Joe era um jovem professor casado e com uma filha bebé quando Joan, sua aluna de Literatura no prestigiado e muito Wasp Smith College, se deixa seduzir pelo seu encanto másculo e pelo seu carisma. Joan, que também aspira a ser uma autora publicada, (mas receosa da etiqueta de escritora exibicionista e “histérica”), embarca num romance tempestuoso com Joe que deixa a mulher e a filha para se juntar à jovem, loira e inteligente aluna que abandona a universidade para o seguir na vida boémia de Greenwich Village, nos efervescentes anos cinquenta. Apesar de, no auge da paixão, ter experimentado uma profunda decepção com um conto que Joe lhe mostra e que considera péssimo, Joan decide acreditar piamente no génio do seu futuro marido e dedicar-se em pleno à sua carreira. O seu sacrifício — que inclui uma disponibilidade total para as infidelidades de Joe, para as festas de intelectuais, para um tratamento condescendente por parte dos “grandes homens” e para uma solidariedade distante das outras “esposas” — será amplamente justificado, embora não da forma que ela desejaria.

É possível ler este livro da americana Meg Wolitzer — nascida em 1959, apoiante de VIDA, (Women in Literary Arts), uma organização de apoio a escritoras — como um libelo feminista na forma de um desabafo cáustico, por parte de uma mulher que não teve vida própria devido à quase escravatura (mental, psicológica) a que o marido a sujeitou. É verdade que a acção começa nos anos cinquenta, quando era ainda comum a sujeição feminina perante a “glória” masculina. No romance, são particularmente interessantes as descrições das reuniões, em Nova Iorque, dos “autores célebres” e das suas “mulherzinhas”, separados em grupos bem definidos, que arriscavam a transgressão e as aventuras extra-conjugais (no caso dos homens, evidentemente), enquanto as ferozes e leais esposas os protegiam, os mimavam, lhes perdoavam os desvios e continuavam heroicamente ao seu lado. Joan vai mais longe, embarcando com Joe em “visitas de estudo” a prostitutas, strippers, grupos de partners swinging e antros de droga numa cidade onde a revolução sexual dos anos sessenta estava em marcha. Mais tarde Joan recriminar-se-á por não ter resistido, por ter seguido sempre os ditames do marido num tempo supostamente descomplexado e livre mas em que imperava uma mal disfarçada e violenta misoginia.

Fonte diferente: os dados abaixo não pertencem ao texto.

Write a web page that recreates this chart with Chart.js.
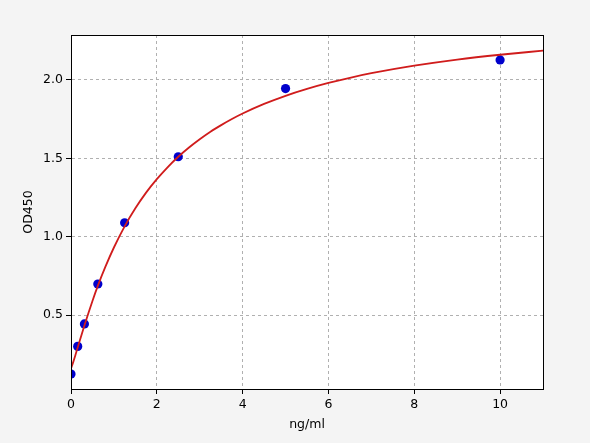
<!DOCTYPE html>
<html>
<head>
<meta charset="utf-8">
<script src="https://cdn.jsdelivr.net/npm/chart.js@4.4.1/dist/chart.umd.min.js"></script>
<style>
  html, body { margin: 0; padding: 0; background: #f4f4f4; }
  #wrap { width: 590px; height: 443px; position: relative; }
</style>
</head>
<body>
<div id="wrap"><canvas id="c" width="590" height="443"></canvas></div>
<script>
// Measured standards (ng/ml vs OD450)
const concentrations = [0, 0.156, 0.3125, 0.625, 1.25, 2.5, 5, 10];
const odValues = [0.123, 0.30, 0.443, 0.698, 1.089, 1.51, 1.945, 2.128];

// Fitted curve
const curveX = [0, 0.05, 0.1, 0.156, 0.3125, 0.5, 0.625, 0.8, 1, 1.25, 1.5, 1.75, 2, 2.25, 2.5, 2.75, 3, 3.25, 3.5, 3.75, 4, 4.5, 5, 5.5, 6, 6.5, 7, 8, 9, 10, 11];
const curveY = [0.160, 0.198, 0.242, 0.293, 0.433, 0.590, 0.686, 0.807, 0.931, 1.066, 1.181, 1.281, 1.367, 1.443, 1.510, 1.569, 1.622, 1.670, 1.712, 1.751, 1.786, 1.847, 1.899, 1.943, 1.981, 2.014, 2.043, 2.091, 2.130, 2.161, 2.187];

const xTicks = [0, 2, 4, 6, 8, 10];
const yTicks = [0.5, 1.0, 1.5, 2.0];

const xTitle = 'ng/ml';
const yTitle = 'OD450';

const FONT = { family: 'DejaVu Sans', size: 12.5 };

const framePlugin = {
  id: 'frame',
  beforeDraw(chart) {
    const { ctx, chartArea: a } = chart;
    ctx.save();
    ctx.fillStyle = '#ffffff';
    ctx.fillRect(a.left, a.top, a.right - a.left, a.bottom - a.top);
    ctx.restore();
  },
  afterDraw(chart) {
    const { ctx, chartArea: a } = chart;
    ctx.save();
    ctx.strokeStyle = '#000000';
    ctx.lineWidth = 1;
    ctx.strokeRect(Math.round(a.left) + 0.5, Math.round(a.top) + 0.5,
                   Math.round(a.right - a.left), Math.round(a.bottom - a.top));
    ctx.restore();
  }
};

const gridOpts = {
  color: '#b0b0b0',
  tickColor: '#000',
  tickLength: 5,
  tickBorderDash: [],
  lineWidth: 1
};

new Chart(document.getElementById('c'), {
  type: 'scatter',
  data: {
    datasets: [
      {
        type: 'line',
        label: 'fit',
        data: curveX.map((x, i) => ({ x, y: curveY[i] })),
        borderColor: '#d01c1c',
        borderWidth: 1.8,
        pointRadius: 0,
        fill: false,
        cubicInterpolationMode: 'monotone',
        order: 0
      },
      {
        label: 'standards',
        data: concentrations.map((x, i) => ({ x, y: odValues[i] })),
        backgroundColor: '#0000cc',
        borderColor: '#0000cc',
        borderWidth: 0,
        pointRadius: 4.6,
        order: 1
      }
    ]
  },
  options: {
    responsive: false,
    animation: false,
    devicePixelRatio: 1,
    layout: { padding: { left: 0, top: 35, right: 47, bottom: 0 } },
    plugins: { legend: { display: false }, tooltip: { enabled: false } },
    scales: {
      x: {
        type: 'linear',
        min: 0,
        max: 11,
        afterBuildTicks(scale) { scale.ticks = xTicks.map(v => ({ value: v })); },
        afterFit(scale) { scale.height = 54; },
        ticks: {
          color: '#000', font: FONT, padding: 3,
          maxRotation: 0,
          callback: v => String(v)
        },
        grid: gridOpts,
        border: { display: true, color: '#000', width: 1, dash: [3, 3] },
        title: {
          display: true, text: xTitle, color: '#000', font: FONT,
          padding: { top: 11, bottom: 11 }
        }
      },
      y: {
        type: 'linear',
        min: 0.028,
        max: 2.287,
        afterBuildTicks(scale) { scale.ticks = yTicks.map(v => ({ value: v })); },
        afterFit(scale) { scale.width = 71; },
        ticks: {
          color: '#000', font: FONT, padding: 3,
          callback: v => Number(v).toFixed(1)
        },
        grid: gridOpts,
        border: { display: true, color: '#000', width: 1, dash: [3, 3] },
        title: {
          display: true, text: yTitle, color: '#000', font: FONT,
          padding: { top: 21, bottom: 21 }
        }
      }
    }
  },
  plugins: [framePlugin]
});
</script>
</body>
</html>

Em A Mulher, o desenlace da acção é decepcionante e previsível e Wolitzer, cujo interesse principal reside na denúncia da desigualdade de género no mundo editorial e da escrita, nunca abandona o tom recriminatório e auto-vitimizador que acompanha todas as decisões de Joan. Ela, o perfeito espelho de um homem narcisista, inseguro e superficial que se alimenta da fama e se delicia com o seu proveito, nunca rejeita, por seu turno, o papel que lhe é imposto nem tão pouco as regalias, luxos e mordomias da “mulher do autor famoso”. Por ele descura os filhos, aliena amizades e afectos, anula-se e permite todas as humilhações.

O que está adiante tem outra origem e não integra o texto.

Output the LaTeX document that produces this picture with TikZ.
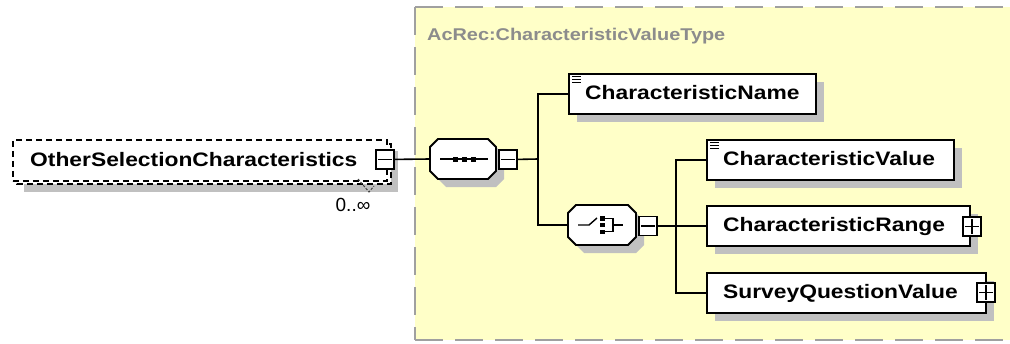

Meg Wolitzer tem explorado estes temas, o que lhe valeu a colaboração com a argumentista e realizadora de sofisticados psico-dramas, Nora Ephron, em dois filmes, adaptados dos seus romances, This is Your Life, 1988 e Surrender, Dorothy, 1998. A Mulher, também obedece às directrizes de uma obra feita para ser transposta para o cinema, com as suas personagens estereotipadas, os lugares descritos em detalhe — Nova Iorque, Helsínquia — e a utilização de elementos da cultura Pop: quartos sufocantes e hotéis esquálidos no período pré-sucesso, hotéis e salas de recepções, apartamentos e estúdios hipster quando Joe alcança a desejada fama. Resta acrescentar que a comparação que os críticos têm feito entre as personagens de Joan e a de Esther, a heroína de A Campânula de Vidro de Sylvia Plath são, no mínimo, forçadas. É verdade que, em ambos os romances, existe uma mulher enclausurada numa situação que se arrasta, que a sufoca e contra a qual não consegue lutar. Mas Plath viveu intensamente esses neuróticos anos cinquenta e a sua heroína percorre uma senda de instabilidade mental e tentativa de renascimento que não existe na personagem de Meg Wolitzer, uma escritora deste tempo que é traída pela sua própria vulnerabilidade.